Hodgson was also a gifted short story writer, having to his credit at least two of the best sea-horror stories ever written: “The Voice in the Night” and “The Derelict”. In addition, his Carnacki the Ghost-Finder (1910, expanded edition 1947) is still the best psychic detective series, bar none, and will be the topic of a future column in its own right.
“[T]alk about the Night Land — it is all here,
not more than two hundred miles from where you sit,
infinitely remote…. If I live and come out of this
(and certainly, please God, I shall and hope to)
what a book I shall write if my old ability
with the pen has not forsaken me.”
— Hope Hodgson, 1918, in a letter written from the Front just before his death
The Night Land and Your Game
No one has ever dared to publish a game setting as bleak as Hodgson envisioned here; even Chaosium’s Call of Cthulhu, nihilist as it is in theory, in practice emphasizes the heroism of the microcosmic human world, not the bleakness, while D&D‘s Ravenloft and White Wolf’s Vampire: The Masquerade similarly keep the emphasis on the human and near-human rather than the end-of-time cosmic horrors Hodgson describes. Dark Sun, which from its name might be expected to project a Hodgsonesque world, instead focused on an uber-Conan sand-and-barbarians campaign. Perhaps the best use of his material for an ambitious DM would be to create a scenario or short-term campaign in which characters from a more typical campaign were projected into the Night Land; they will be guaranteed to be exceedingly grateful to get back out again.

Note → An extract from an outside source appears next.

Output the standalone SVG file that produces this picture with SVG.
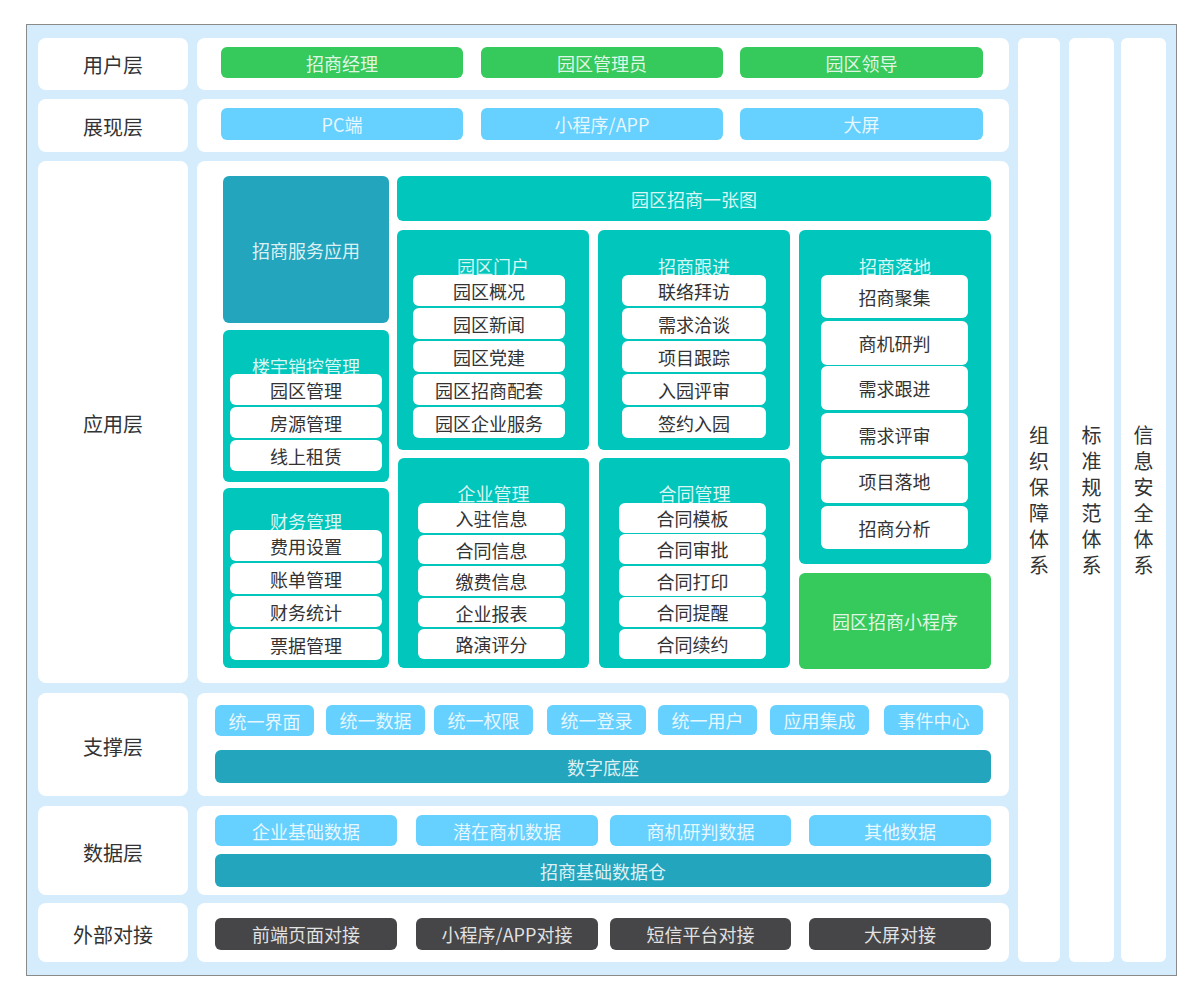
<svg xmlns="http://www.w3.org/2000/svg" width="1204" height="1005" viewBox="0 0 1204 1005" font-family="'Noto Sans CJK SC', 'Microsoft YaHei', sans-serif">
<style>
.bg{fill:#d5ecfd;stroke:#8a8a8a;stroke-width:1}
.pn{fill:#ffffff}
.g{fill:#36c95b}
.b{fill:#66d0fe}
.t{fill:#00c6bc}
.d{fill:#22a5bd}
.k{fill:#464648}
.w{fill:#ffffff}
text{text-anchor:middle;dominant-baseline:central}
.lb{fill:#333333;font-size:20px}
.lt{fill:#ffffff;fill-opacity:0.86;font-size:18px}
.dk{fill:#333333;font-size:18px}
.vt{fill:#333333;font-size:20px;writing-mode:tb;letter-spacing:6px}
</style>
<rect class="bg" x="26.5" y="24.5" width="1150" height="951"/>

<g id="labels">
<g id="lbl-user"><rect class="pn" x="38" y="38" width="150" height="52" rx="8"/><text class="lb" x="113" y="64">用户层</text></g>
<g id="lbl-view"><rect class="pn" x="38" y="99" width="150" height="53" rx="8"/><text class="lb" x="113" y="126">展现层</text></g>
<g id="lbl-app"><rect class="pn" x="38" y="161" width="150" height="522" rx="8"/><text class="lb" x="113" y="423">应用层</text></g>
<g id="lbl-support"><rect class="pn" x="38" y="693" width="150" height="103" rx="8"/><text class="lb" x="113" y="746">支撑层</text></g>
<g id="lbl-data"><rect class="pn" x="38" y="806" width="150" height="89" rx="8"/><text class="lb" x="113" y="852">数据层</text></g>
<g id="lbl-ext"><rect class="pn" x="38" y="903" width="150" height="59" rx="8"/><text class="lb" x="113" y="934">外部对接</text></g>
</g>

<g id="panels">
<rect class="pn" x="197" y="38" width="812" height="52" rx="8"/>
<rect class="pn" x="197" y="99" width="812" height="53" rx="8"/>
<rect class="pn" x="197" y="161" width="812" height="522" rx="8"/>
<rect class="pn" x="197" y="693" width="812" height="103" rx="8"/>
<rect class="pn" x="197" y="806" width="812" height="89" rx="8"/>
<rect class="pn" x="197" y="903" width="812" height="59" rx="8"/>
</g>

<g id="user-layer">
<g id="u1"><rect class="g" x="221" y="47" width="242" height="31" rx="6"/><text class="lt" x="342" y="62.5">招商经理</text></g>
<g id="u2"><rect class="g" x="481" y="47" width="242" height="31" rx="6"/><text class="lt" x="602" y="62.5">园区管理员</text></g>
<g id="u3"><rect class="g" x="740" y="47" width="243" height="31" rx="6"/><text class="lt" x="861.5" y="62.5">园区领导</text></g>
</g>

<g id="view-layer">
<g id="v1"><rect class="b" x="221" y="108" width="242" height="32" rx="6"/><text class="lt" x="342" y="124">PC端</text></g>
<g id="v2"><rect class="b" x="481" y="108" width="242" height="32" rx="6"/><text class="lt" x="602" y="124">小程序/APP</text></g>
<g id="v3"><rect class="b" x="740" y="108" width="243" height="32" rx="6"/><text class="lt" x="861.5" y="124">大屏</text></g>
</g>

<g id="app-layer">
<g id="a-service"><rect class="d" x="223" y="176" width="166" height="147" rx="6"/><text class="lt" x="306" y="249.5">招商服务应用</text></g>
<g id="a-map"><rect class="t" x="397" y="176" width="594" height="45" rx="6"/><text class="lt" x="694" y="198.5">园区招商一张图</text></g>

<g id="a-portal"><rect class="t" x="397" y="230" width="192" height="220" rx="6"/><text class="lt" x="493" y="266">园区门户</text>
<rect class="w" x="413" y="275" width="152" height="31" rx="6"/><text class="dk" x="489" y="290.5">园区概况</text>
<rect class="w" x="413" y="308" width="152" height="31" rx="6"/><text class="dk" x="489" y="323.5">园区新闻</text>
<rect class="w" x="413" y="341" width="152" height="31" rx="6"/><text class="dk" x="489" y="356.5">园区党建</text>
<rect class="w" x="413" y="374" width="152" height="31" rx="6"/><text class="dk" x="489" y="389.5">园区招商配套</text>
<rect class="w" x="413" y="407" width="152" height="31" rx="6"/><text class="dk" x="489" y="422.5">园区企业服务</text>
</g>

<g id="a-follow"><rect class="t" x="598" y="230" width="192" height="220" rx="6"/><text class="lt" x="694" y="266">招商跟进</text>
<rect class="w" x="622" y="275" width="144" height="31" rx="6"/><text class="dk" x="694" y="290.5">联络拜访</text>
<rect class="w" x="622" y="308" width="144" height="31" rx="6"/><text class="dk" x="694" y="323.5">需求洽谈</text>
<rect class="w" x="622" y="341" width="144" height="31" rx="6"/><text class="dk" x="694" y="356.5">项目跟踪</text>
<rect class="w" x="622" y="374" width="144" height="31" rx="6"/><text class="dk" x="694" y="389.5">入园评审</text>
<rect class="w" x="622" y="407" width="144" height="31" rx="6"/><text class="dk" x="694" y="422.5">签约入园</text>
</g>

<g id="a-landing"><rect class="t" x="799" y="230" width="192" height="334" rx="6"/><text class="lt" x="895" y="266">招商落地</text>
<rect class="w" x="821" y="275" width="147" height="43" rx="6"/><text class="dk" x="894.5" y="296.5">招商聚集</text>
<rect class="w" x="821" y="321" width="147" height="44" rx="6"/><text class="dk" x="894.5" y="343">商机研判</text>
<rect class="w" x="821" y="366" width="147" height="44" rx="6"/><text class="dk" x="894.5" y="388">需求跟进</text>
<rect class="w" x="821" y="413" width="147" height="43" rx="6"/><text class="dk" x="894.5" y="434.5">需求评审</text>
<rect class="w" x="821" y="459" width="147" height="44" rx="6"/><text class="dk" x="894.5" y="481">项目落地</text>
<rect class="w" x="821" y="506" width="147" height="43" rx="6"/><text class="dk" x="894.5" y="527.5">招商分析</text>
</g>

<g id="a-building"><rect class="t" x="223" y="330" width="166" height="152" rx="6"/><text class="lt" x="306" y="366">楼宇销控管理</text>
<rect class="w" x="230" y="374" width="152" height="31" rx="6"/><text class="dk" x="306" y="389.5">园区管理</text>
<rect class="w" x="230" y="407" width="152" height="31" rx="6"/><text class="dk" x="306" y="422.5">房源管理</text>
<rect class="w" x="230" y="440" width="152" height="31" rx="6"/><text class="dk" x="306" y="455.5">线上租赁</text>
</g>

<g id="a-finance"><rect class="t" x="223" y="488" width="166" height="180" rx="6"/><text class="lt" x="306" y="521">财务管理</text>
<rect class="w" x="230" y="530" width="152" height="31" rx="6"/><text class="dk" x="306" y="545.5">费用设置</text>
<rect class="w" x="230" y="563" width="152" height="31" rx="6"/><text class="dk" x="306" y="578.5">账单管理</text>
<rect class="w" x="230" y="596" width="152" height="31" rx="6"/><text class="dk" x="306" y="611.5">财务统计</text>
<rect class="w" x="230" y="629" width="152" height="31" rx="6"/><text class="dk" x="306" y="644.5">票据管理</text>
</g>

<g id="a-enterprise"><rect class="t" x="398" y="458" width="191" height="210" rx="6"/><text class="lt" x="493.5" y="493">企业管理</text>
<rect class="w" x="418" y="503" width="147" height="30" rx="6"/><text class="dk" x="491.5" y="518">入驻信息</text>
<rect class="w" x="418" y="535" width="147" height="29" rx="6"/><text class="dk" x="491.5" y="549.5">合同信息</text>
<rect class="w" x="418" y="566" width="147" height="30" rx="6"/><text class="dk" x="491.5" y="581">缴费信息</text>
<rect class="w" x="418" y="598" width="147" height="29" rx="6"/><text class="dk" x="491.5" y="612.5">企业报表</text>
<rect class="w" x="418" y="629" width="147" height="30" rx="6"/><text class="dk" x="491.5" y="644">路演评分</text>
</g>

<g id="a-contract"><rect class="t" x="599" y="458" width="191" height="210" rx="6"/><text class="lt" x="694.5" y="493">合同管理</text>
<rect class="w" x="619" y="503" width="147" height="30" rx="6"/><text class="dk" x="692.5" y="518">合同模板</text>
<rect class="w" x="619" y="534" width="147" height="30" rx="6"/><text class="dk" x="692.5" y="549">合同审批</text>
<rect class="w" x="619" y="566" width="147" height="30" rx="6"/><text class="dk" x="692.5" y="581">合同打印</text>
<rect class="w" x="619" y="597" width="147" height="30" rx="6"/><text class="dk" x="692.5" y="612">合同提醒</text>
<rect class="w" x="619" y="629" width="147" height="30" rx="6"/><text class="dk" x="692.5" y="644">合同续约</text>
</g>

<g id="a-mini"><rect class="g" x="799" y="573" width="192" height="96" rx="6"/><text class="lt" x="895" y="621">园区招商小程序</text></g>
</g>

<g id="support-layer">
<g id="s1"><rect class="b" x="215" y="705" width="99" height="31" rx="6"/><text class="lt" x="264.5" y="720.5">统一界面</text></g>
<g id="s2"><rect class="b" x="326" y="705" width="99" height="30" rx="6"/><text class="lt" x="375.5" y="720">统一数据</text></g>
<g id="s3"><rect class="b" x="434" y="705" width="99" height="30" rx="6"/><text class="lt" x="483.5" y="720">统一权限</text></g>
<g id="s4"><rect class="b" x="547" y="705" width="99" height="30" rx="6"/><text class="lt" x="596.5" y="720">统一登录</text></g>
<g id="s5"><rect class="b" x="658" y="705" width="99" height="30" rx="6"/><text class="lt" x="707.5" y="720">统一用户</text></g>
<g id="s6"><rect class="b" x="770" y="705" width="99" height="30" rx="6"/><text class="lt" x="819.5" y="720">应用集成</text></g>
<g id="s7"><rect class="b" x="884" y="705" width="99" height="30" rx="6"/><text class="lt" x="933.5" y="720">事件中心</text></g>
<g id="s-base"><rect class="d" x="215" y="750" width="776" height="33" rx="6"/><text class="lt" x="603" y="766.5">数字底座</text></g>
</g>

<g id="data-layer">
<g id="d1"><rect class="b" x="215" y="815" width="182" height="31" rx="6"/><text class="lt" x="306" y="830.5">企业基础数据</text></g>
<g id="d2"><rect class="b" x="416" y="815" width="182" height="31" rx="6"/><text class="lt" x="507" y="830.5">潜在商机数据</text></g>
<g id="d3"><rect class="b" x="610" y="815" width="181" height="31" rx="6"/><text class="lt" x="700.5" y="830.5">商机研判数据</text></g>
<g id="d4"><rect class="b" x="809" y="815" width="182" height="31" rx="6"/><text class="lt" x="900" y="830.5">其他数据</text></g>
<g id="d-warehouse"><rect class="d" x="215" y="854" width="776" height="33" rx="6"/><text class="lt" x="603" y="870.5">招商基础数据仓</text></g>
</g>

<g id="ext-layer">
<g id="e1"><rect class="k" x="215" y="918" width="182" height="32" rx="6"/><text class="lt" x="306" y="934">前端页面对接</text></g>
<g id="e2"><rect class="k" x="416" y="918" width="182" height="32" rx="6"/><text class="lt" x="507" y="934">小程序/APP对接</text></g>
<g id="e3"><rect class="k" x="610" y="918" width="181" height="32" rx="6"/><text class="lt" x="700.5" y="934">短信平台对接</text></g>
<g id="e4"><rect class="k" x="809" y="918" width="182" height="32" rx="6"/><text class="lt" x="900" y="934">大屏对接</text></g>
</g>

<g id="side-org"><rect class="pn" x="1018" y="38" width="42" height="924" rx="6"/>
<text class="vt" x="1039" y="503">组织保障体系</text>
</g>
<g id="side-std"><rect class="pn" x="1069" y="38" width="45" height="924" rx="6"/>
<text class="vt" x="1091.5" y="503">标准规范体系</text>
</g>
<g id="side-sec"><rect class="pn" x="1121" y="38" width="45" height="924" rx="6"/>
<text class="vt" x="1143.5" y="503">信息安全体系</text>
</g>

<g id="connectors"/>
</svg>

By contrast, Hodgson’s Carnacki stories have been the inspiration for a Forgotten Futures expansion (Forgotten Futures #4: The Carnacki Cylinders, 1996), though this has never been made available as a print product (it originally circulated on a subscription-only disk and is currently available as an HTML download). A few concepts from Hodgson’s work have also crept into the Call of Cthulhu game, mostly anonymously; though many a Keeper has created homebrew scenarios inspired by the Carnacki stories none of these have ever seen print.
 Hodgson’s other three novels are The Boats of the “Glen Carrig” (1907), The House on the Borderland (1908), and The Ghost Pirates (1909), all well worth reading. Although it was published last, The Night Land was actually written first, in about 1905; all of his novels have been published in reverse order.

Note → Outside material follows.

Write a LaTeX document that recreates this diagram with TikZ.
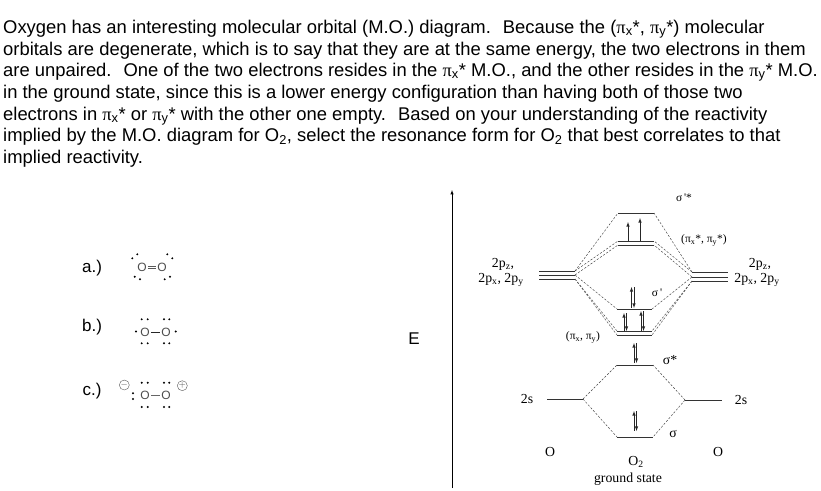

Thanks to the wonders of the modern-day small press movement, all Hodgson’s novels are currently in print from specialty houses: The Night Land itself from Wildside Press (2001), ISBN 1587156042 (trade paperback) or 1587156059 (hardcover). Be warned that some editions of the book are censored (see note 4 below).
While Hodgson scholarship is still in its infancy, those interested in The Night Land can find an excellent website devoted to the book at http://home.clara.net/andrywrobertson/nightmap.html
 Hodgson was fond of writing his stories in mildly archaic dialogue; The Boats of the “Glen Carrig” takes place in the early 1700s (we are told at the beginning this account was set down a generation later in 1757) and seems to derive its style mainly from Daniel Foe (or “Defoe”, as he preferred to be called). The House on the Borderland is presented as a scavenged manuscript written sometime in the early 1800s but is generally devoid of quaintness. Only The Ghost Pirates is more or less contemporary, making excellent use of Hodgson’s years as a sailor to capture the talk of ordinary uneducated people as well as the more literate narrator.

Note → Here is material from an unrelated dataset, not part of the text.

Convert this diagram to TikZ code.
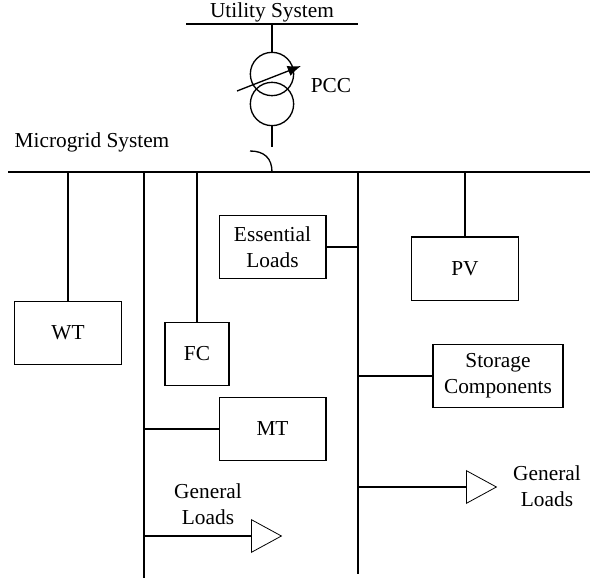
\documentclass[tikz,border=0pt]{standalone}
\usepackage{fontspec}
\setmainfont{Liberation Serif}
\usetikzlibrary{arrows.meta, shapes.geometric}
\tikzset{x=.75pt,y=-.75pt}
\tikzset{
  unit/.style={draw,line width=1pt,minimum width=80pt,minimum height=47.5pt,inner sep=0pt,align=center},
  coil/.style={draw,circle,line width=1pt,minimum size=32.5pt,inner sep=0pt},
  load/.style={draw,isosceles triangle,isosceles triangle stretches,line width=.6pt,
    minimum width=24.5pt,minimum height=22.5pt,inner sep=0pt,anchor=lower side},
  lbl/.style={inner sep=0pt,align=center},
  wire/.style={line width=1pt},
}
\begin{document}
\begin{tikzpicture}[font=\fontsize{16}{19.5}\selectfont]
\useasboundingbox (0,0) rectangle (590,585);
    % buses
    \coordinate (utilL) at (186,24);
    \coordinate (utilR) at (358,24);
    \coordinate (gridL) at (8,172);
    \coordinate (gridR) at (590,172);
    \draw[wire] (utilL) -- (utilR);
    \draw[wire] (gridL) -- (gridR);
    \coordinate (feedA) at (144,172);
    \coordinate (feedAend) at (144,578);
    \coordinate (feedB) at (358,172);
    \coordinate (feedBend) at (358,574);
    \draw[wire] (feedA) -- (feedAend);
    \draw[wire] (feedB) -- (feedBend);
    % transformer
    \node[coil] (coilT) at (272,74) {};
    \node[coil] (coilB) at (272,104) {};
    \coordinate (utilTap) at (272,24);
    \coordinate (stub) at (272,147);
    \coordinate (gridTap) at (272,172);
    \coordinate (hookEnd) at (250,151);
    \draw[wire] (utilTap) -- (coilT);
    \draw[wire] (coilB) -- (stub);
    \draw[wire] (gridTap) .. controls (272,158) and (264,151) .. (hookEnd);
    \coordinate (tapA) at (237,91);
    \coordinate (tapB) at (301,66);
    \draw[wire,-{Latex[length=10pt,width=8pt]}] (tapA) -- (tapB);
    % units
    \node[unit] (wt) at (68,333) {WT};
    \node[unit,minimum width=48pt] (fc) at (197,354) {FC};
    \node[unit] (essential) at (272.5,247) {Essential\\Loads};
    \node[unit] (pv) at (465,268.5) {PV};
    \node[unit,minimum width=97.5pt] (storage) at (498,376) {Storage\\Components};
    \node[unit] (mt) at (272.5,429) {MT};
    \node[load] (loadR) at (466,487) {};
    \node[load] (loadL) at (251,536) {};
    % connections
    \draw[wire] (wt.north) -- (wt.north |- gridL);
    \draw[wire] (fc.north) -- (fc.north |- gridL);
    \draw[wire] (pv.north) -- (pv.north |- gridL);
    \draw[wire] (essential.east) -- (essential.east -| feedB);
    \draw[wire] (storage.west) -- (storage.west -| feedB);
    \draw[wire] (mt.west) -- (mt.west -| feedA);
    \draw[wire] (loadR.lower side) -- (loadR.lower side -| feedB);
    \draw[wire] (loadL.lower side) -- (loadL.lower side -| feedA);
    % labels
    \node[lbl] (utilText) at (272,12) {Utility System};
    \node[lbl] (pccText) at (331,86) {PCC};
    \node[lbl] (gridText) at (92,142) {Microgrid System};
    \node[lbl] (genL) at (208,504) {General\\Loads};
    \node[lbl] (genR) at (547,486) {General\\Loads};
\end{tikzpicture}
\end{document}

 Similarly, some have criticized Jane Austin for focusing in her novels upon whom her heroine will spend the rest of her life with rather than, say, the Napoleonic Wars that raged at the time her books were written and published (and which Austin was well aware of since several of her brothers served in the conflicts). For a work in which the love-interest, while present, is firmly kept off center stage and in the background, see Tolkien’s The Lord of the Rings, especially the section of Appendix A called “The Tale of Aragorn and Arwen.” Tolkien’s point is the opposite of Hodgson’s, that sometimes quiet virtues like friendship, decency, or a simple sense of duty can motivate greatness.
 Lewis and Lovecraft also both expressed distaste over Hodgson’s archaic diction, with CSL calling it “a foolish and flat archaism of style” and HPL “painful verboseness, repetitiousness,. . . an attempt at archaic language” he found “grotesque and absurd”. That Lovecraft, with his own bizarre idiosyncratic vocabulary (including “eldritch,” “squamous,” and “rugose,” to name only a few, occasionally with New England rural dialect and 18th century orthography thrown in), should criticize another writer’s style is simply an example of how tastes differ. Some writers prefer a bluff plainstyle such as Lewis typically employed, while others craft a more ornate style tailored for a more individualized flavor (e.g. Dunsany and Morris). Both approaches can be extremely effective; insisting all writers subscribe to one or the other is simply foolish.
 Which is not to say the book is perfect by any means. Those two chapters where Hodgson describes the sexual politics of ninety-plus years ago and the petty struggles for dominance between the lovers once they are united (Chapters One and Thirteen) in particular has not aged well, and first-time readers might do well to skim through these sections on a first reading. In fact Lin Carter, despite otherwise being a Hodgson fan, disliked this part of the story so deeply that in his two-volume edition of the book for Ballantine’s Adult Fantasy Series (1972) he deleted most of Chapter Thirteen, thus creating essentially a 500-page abridgment of a 550-page book, which is an extremely unsatisfactory solution. LC also included The Boats of the “Glen Carrig” in the AFS (1971), wisely choosing Hodgson’s two best novels for his series.
 The Dream of X was reprinted by Donald Grant publishing in 1977 in a handsome slim edition very effectively illustrated by Stephen Fabian. This edition is unfortunately long out of print but well worth tracking down, and you may find it readily available through online used book searches (e.g., www.bookfinder.com) for little more than the original cover price. A new edition has been announced as forthcoming from Night Shade Books as part of volume five of their Collected Fiction of Wm Hope Hodgson project, the first volume of which is due later in 2003.